Tidak ada yang bisa didapati oleh rakyat pekerja dari omnibus law. Satu-satunya yang bisa kita dapati adalah pelajaran bahwa kepentingan modal dan kepentingan buruh adalah dua kutub yang tak terdamaikan. Buruh membutuhkan lapangan pekerjaan, tetapi ini tidak akan diperoleh lewat pengharapan atas datangnya investasi dari pemilik modal, yang datang dengan rantai yang mengungkung dan membelenggu buruh lebih lanjut.
Menolak omnibus law tanpa menjawab masalah bagaimana buruh bisa mendapatkan lapangan pekerjaan selama lapangan pekerjaan ini masih tergantung pada modal hanya menunda pertanyaan tersebut, sampai akhirnya jawabannya menjadi tak terelakkan: “Kita harus menerima omnibus”. Penolakan terhadap omnibus law oleh karenanya harus disertai dengan perspektif perjuangan yang melampaui ketergantungan nasib buruh pada kapital, yang bertujuan mematahkan rantai ketergantungan ini. Tanpanya kita akan terjebak untuk selamanya.

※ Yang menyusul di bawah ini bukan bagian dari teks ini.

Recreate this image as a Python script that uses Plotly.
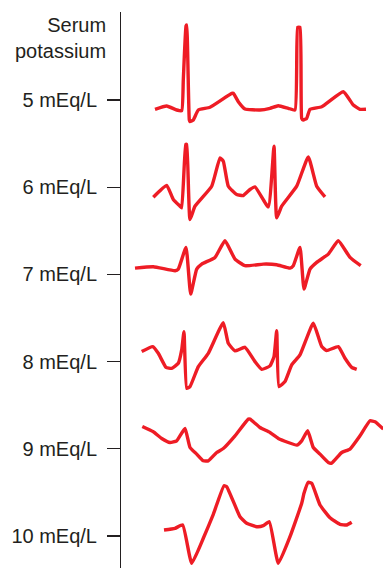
import plotly.graph_objects as go

# Serum potassium levels (mEq/L) and tick labels
levels = [5, 6, 7, 8, 9, 10]
tick_labels = ["5 mEq/L", "6 mEq/L", "7 mEq/L", "8 mEq/L", "9 mEq/L", "10 mEq/L"]

# ECG tracings: time (arbitrary units) and deflection (arbitrary units, + = upward)
t_5 = [155, 166.7, 176.7, 181.7, 183.3, 186, 186.7, 189.3, 190, 193.3, 198.3, 210, 231.7, 233.3, 238.3, 245, 260, 270,
       278.3, 288.3, 295, 297.7, 300, 301.7, 303.3, 306.7, 310, 321.7, 343.3, 353.3, 360, 366]
v_5 = [-9.3, -6, -10, -10.7, 20, 74, 75, -20, -21.7, -20, -10, -7.3, 6.7, 6.7, -1.7, -9, -10, -8.3,
       -5.7, -8.3, -10, 72.7, 72.7, -18.3, -20, -18.3, -9.3, -6.7, 8.3, -5, -9.3, -9.3]

t_6 = [153.3, 166.7, 173.3, 180, 181.7, 185.7, 186.7, 190, 195, 211.7, 220, 223.3, 228.3, 236.7, 243.3, 250, 255,
       268.3, 274, 276.7, 281.7, 296.7, 308.3, 316.7, 325]
v_6 = [-10, 1.7, -12.3, -19, -20.7, 42.7, 42.7, -32.3, -19, 1, 29.3, 26, 1, -7.3, -8.3, -2.3, 0.3,
       -19.7, 41, -30.7, -19, 1, 30.3, 1, -9.7]

t_7 = [135, 153.3, 175, 178.3, 186, 190.7, 196.7, 201.7, 215, 225, 235, 245, 263.3, 276.7, 290, 293.3, 300, 304,
       310, 316.7, 328.3, 338.3, 350, 360.7]
v_7 = [6.3, 7.7, 3.7, 5.3, 27, -19.7, 5.3, 10.3, 17, 33.7, 15.3, 8.7, 10.3, 9.7, 6.3, 8.7, 27, -14.7,
       5.3, 12, 20.3, 33.7, 17, 8.7]

t_8 = [141.7, 152.7, 158.3, 166, 171.7, 178.3, 181.7, 184, 186.7, 190, 198.3, 208.3, 223.3, 228.3, 235, 245, 255,
       261.7, 270, 274, 276.7, 279, 285, 291.7, 300, 313.3, 321.7, 326.7, 338.3, 345, 351.7, 356.7]
v_8 = [10, 15, 8.3, -5.7, -6.7, -1.7, 11.7, 30, -26.7, -25, -5, 8.3, 39, 18.3, 10.7, 14.3, 0,
       -7.7, -4.3, 5, 31, -25, -20, -3.3, 6.7, 38.3, 15, 11, 15, 3.3, -5.7, -7.7]

t_9 = [142.3, 153.3, 161.7, 170, 176.7, 185, 190, 196.7, 203.3, 208.3, 216.7, 223.3, 235, 248.3, 250, 260, 270,
       278.3, 288.3, 296.7, 301.7, 307.7, 313.3, 320, 328.3, 331.7, 341.7, 350, 360, 370, 375, 383.3]
v_9 = [22.3, 17, 10.3, 6.3, 8, 20.3, 1.3, -5.3, -12, -12, -3.7, 0.3, 13, 29.7, 29.7, 21.3, 16.3,
       10.3, 6.3, 3.7, 8, 18, 1.3, -5.3, -13.7, -14.3, -3.7, -0.3, 13, 28, 27, 19.7]

t_10 = [164, 175, 182.7, 191.7, 203.3, 213.3, 224, 226.7, 240, 246.7, 256.7, 263.3, 269.3, 278.3, 290, 301.7,
        304, 308.3, 311.7, 320, 330, 340, 346.7, 351.7]
v_10 = [6, 7.7, 11, -27.3, -2.3, 21.7, 50.3, 49.3, 19.3, 12.7, 9.3, 10.3, 14.3, -27.3, -0.7, 32.7,
        42.7, 53.7, 52.7, 31, 18.3, 11.7, 11, 13.7]

tracings = [(t_5, v_5), (t_6, v_6), (t_7, v_7), (t_8, v_8), (t_9, v_9), (t_10, v_10)]

GAIN = 87.2  # deflection units per mEq/L row spacing
RED = "#EE1C25"
INK = "#231F20"
FONT = "Liberation Sans, Arial, Helvetica, sans-serif"

fig = go.Figure()
for lvl, (t, v) in zip(levels, tracings):
    fig.add_trace(go.Scatter(
        x=t, y=[lvl - d / GAIN for d in v], mode="lines",
        line=dict(color=RED, width=3.4, shape="spline", smoothing=0.4),
        hoverinfo="skip", showlegend=False,
    ))

W, H = 383, 568
top_px, axis_x = 12, 120
y_top = 5 - (100 - top_px) / GAIN
y_bot = 10 + (H - 536) / GAIN

fig.update_layout(
    width=W, height=H, margin=dict(l=0, r=0, t=0, b=0),
    paper_bgcolor="white", plot_bgcolor="white",
    xaxis=dict(range=[0, W], visible=False, fixedrange=True),
    yaxis=dict(
        range=[y_bot, y_top], domain=[0, (H - top_px) / H],
        anchor="free", position=axis_x / W, fixedrange=True,
        tickmode="array", tickvals=levels, ticktext=tick_labels,
        ticks="outside", ticklen=13, tickwidth=1.4, tickcolor=INK,
        showline=True, linecolor=INK, linewidth=1.4,
        showgrid=False, zeroline=False, ticklabelstandoff=6,
        tickfont=dict(family=FONT, size=20, color=INK),
    ),
    annotations=[dict(
        text="Serum<br>potassium", xref="paper", yref="paper",
        x=108 / W, y=1 - 12 / H, xanchor="right", yanchor="top", align="right",
        showarrow=False, font=dict(family=FONT, size=20, color=INK),
    )],
)

fig.write_html(
    "out.html",
    config={"displayModeBar": False, "staticPlot": True},
    post_script="document.body.style.margin='0';document.body.style.overflow='hidden';",
)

Lapangan pekerjaan yang layak bagi rakyat hanya bisa diciptakan bila tuas-tuas ekonomi ada di tangan rakyat, bukan di tangan segelintir pemilik modal yang jelas tidak punya niat untuk menanamnya kecuali kalau super profit terjamin untuk mereka. Ketika seluruh dunia jelas membutuhkan pekerjaan, mereka-mereka yang menguasai modal – dan kita sering diberitahu kalau mereka adalah “pencipta lapangan pekerjaan” – justru mengerami modal mereka yang triliunan dolar ini, menolak untuk memobilisasinya untuk menciptakan kerja yang sungguh dibutuhkan. Oleh karenanya mereka sudah tidak punya hak untuk memiliki dan mengendalikan kapital tersebut. Rakyat pekerja harus berjuang untuk merebut tuas-tuas ekonomi ini dari mereka. Nasionalisasi 100 bank dan korporasi terbesar dan terpenting di Indonesia! Dengan mengelola secara demokratis kekuatan ekonomi ini, rakyat pekerja bisa menciptakan jutaan lapangan pekerjaan yang layak dan mengakhiri pengangguran, kemiskinan dan penindasan dari muka bumi. Inilah satu-satunya solusi.